Eukaryotic mRNA Editing

  • The initial mRNA transcript (primary transcript) undergoes editing before translation.
  • Splicing:
    • Introns (non-coding sequences or Intervening sequences) are removed.
    • Exons (expressed sequences) are joined together by spliceosomes.
  • 5' Capping:
    • A 5' bonding cap is added to the beginning of the mRNA.
  • Poly A Tail:
    • A poly-A tail (a string of adenine bases) is added to the 3' end.
    • Helps protect the transcript from degradation and helps it find the ribosome.

Structural vs.
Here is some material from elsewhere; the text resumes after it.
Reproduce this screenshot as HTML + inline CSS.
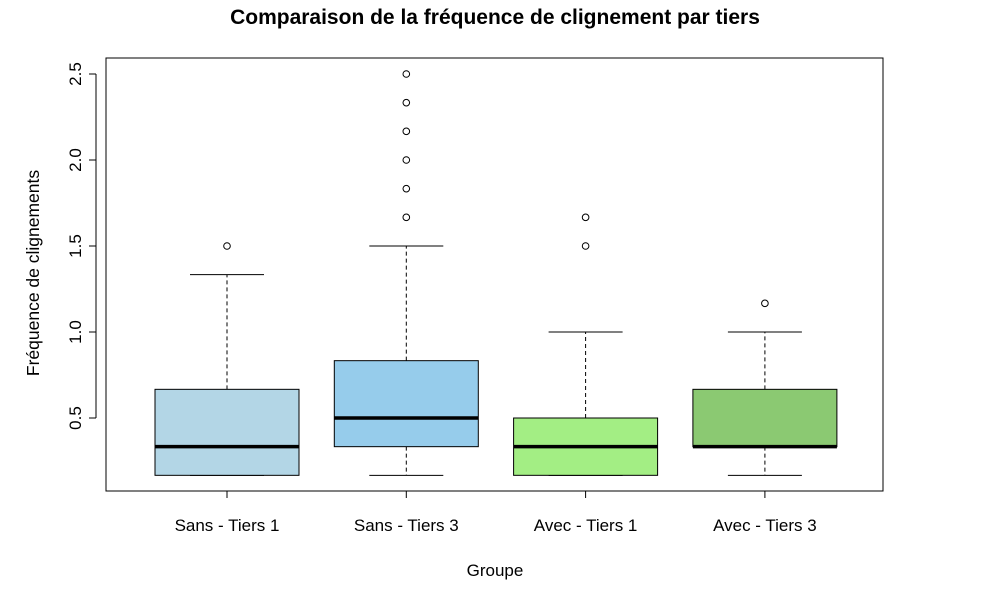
<!DOCTYPE html>
<html><head><meta charset="utf-8"><style>
body{margin:0;background:#fff;}
svg text{font-family:"Liberation Sans",Arial,sans-serif;}
</style></head><body>
<svg id="chart" width="987" height="589">
<text x="495" y="24" text-anchor="middle" font-size="21" font-weight="bold">Comparaison de la fréquence de clignement par tiers</text>
<text transform="translate(39,273) rotate(-90)" text-anchor="middle" font-size="17.5">Fréquence de clignements</text>
<text x="495" y="576" text-anchor="middle" font-size="17">Groupe</text>
<rect x="106" y="58" width="777" height="433" fill="none" stroke="#000"/>
<g id="g"></g>
</svg>
<script>
const categories=["Sans - Tiers 1","Sans - Tiers 3","Avec - Tiers 1","Avec - Tiers 3"];
const lows=[0.1667,0.1667,0.1667,0.1667];
const q1s=[0.1667,0.3333,0.1667,0.3333];
const medians=[0.3333,0.5,0.3333,0.3333];
const q3s=[0.6667,0.8333,0.5,0.6667];
const highs=[1.3333,1.5,1.0,1.0];
const outliers=[[1.5],[1.6667,1.8333,2.0,2.1667,2.3333,2.5],[1.5,1.6667],[1.1667]];
const colors=["#b3d6e6","#96cceb","#a3ee84","#8bc972"];
const yTicks=[0.5,1.0,1.5,2.0,2.5];
const NS="http://www.w3.org/2000/svg",g=document.getElementById("g");
const y=v=>504-172*v, x=i=>227+i*179.3;
function el(t,a){const e=document.createElementNS(NS,t);for(const k in a)e.setAttribute(k,a[k]);g.appendChild(e);return e;}
el("line",{x1:96,x2:96,y1:y(2.5),y2:y(0.5),stroke:"#000"});
yTicks.forEach(v=>{
 const t=el("line",{x1:89,x2:96,y1:y(v),y2:y(v),stroke:"#000"});
 
 
 const l=el("text",{transform:`translate(81,${y(v)}) rotate(-90)`,"text-anchor":"middle","font-size":"17"});
 l.textContent=v.toFixed(1);
 
 
});
el("line",{x1:x(0),x2:x(3),y1:491,y2:491,stroke:"#000"});
categories.forEach((c,i)=>{
 const cx=x(i),hw=72,cw=37;
 const t=el("line",{x1:cx,x2:cx,y1:491,y2:498,stroke:"#000"});
 
 
 const l=el("text",{x:cx,y:531,"text-anchor":"middle","font-size":"17"});
 l.textContent=c;
 
 
 const w1=el("line",{x1:cx,x2:cx,y1:y(q3s[i]),y2:y(highs[i]),stroke:"#000","stroke-dasharray":"4,3"});
 
 
 const w2=el("line",{x1:cx,x2:cx,y1:y(q1s[i]),y2:y(lows[i]),stroke:"#000","stroke-dasharray":"4,3"});
 
 
 [highs[i],lows[i]].forEach(v=>{
  const c2=el("line",{x1:cx-cw,x2:cx+cw,y1:y(v),y2:y(v),stroke:"#000"});
  
  
 });
 const b=el("rect",{x:cx-hw,y:y(q3s[i]),width:2*hw,height:Math.max(y(q1s[i])-y(q3s[i]),0),fill:colors[i],stroke:"#000"});
 
 
 const m=el("line",{x1:cx-hw,x2:cx+hw,y1:y(medians[i]),y2:y(medians[i]),stroke:"#000","stroke-width":3.5});
 
 
 outliers[i].forEach(v=>{
  const o=el("circle",{cx:cx,cy:y(v),r:3.3,fill:"none",stroke:"#000"});
  
  
 });
});
</script>
</body></html>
Nonstructural Genes

  • Structural genes code for mRNAs that are translated into proteins.
  • Nonstructural genes code for RNAs that have other functions.

Translation

  • Translation occurs when the mRNA leaves the nucleus and interacts with a ribosome.
  • The ribosome reads the mRNA code and translates it into a specific amino acid sequence.
  • Each three-base sequence on the mRNA is called a codon.
  • The genetic code is universal; it is the same in bacteria, plants, and animals.
  • There are 64 possible codons, but only 20 amino acids, so the genetic code is redundant.
  • Some codons are stop codons (UAA, UAG, UGA), which signal the end of translation.
  • There is also a start codon.

The Role of tRNA

  • tRNAs are helper molecules that bring amino acids to the ribosome.
  • Each tRNA has an anticodon sequence that is complementary to a codon on the mRNA.
  • tRNA also has a site where a specific amino acid can attach.

The Ribosome in Translation

  • The ribosome is made up of a large subunit and a small subunit.
  • It is an rRNA protein complex that acts as the chef, taking the mRNA and making the protein.

Translation Process

  • Initiation:
    • tRNA with an amino acid binds to the ribosome, and the anticodon lines up with the start codon on the mRNA.
  • Elongation:
    • The ribosome cycles through tRNAs, adding amino acids to the growing polypeptide chain.
    • This requires energy (GTP).
  • Termination:
    • A stop codon is reached, and a release factor binds to the ribosome, cleaving the bond that holds the polypeptide.

The Central Dogma of Molecular Biology

  • Summarized as the process of how DNA makes protein.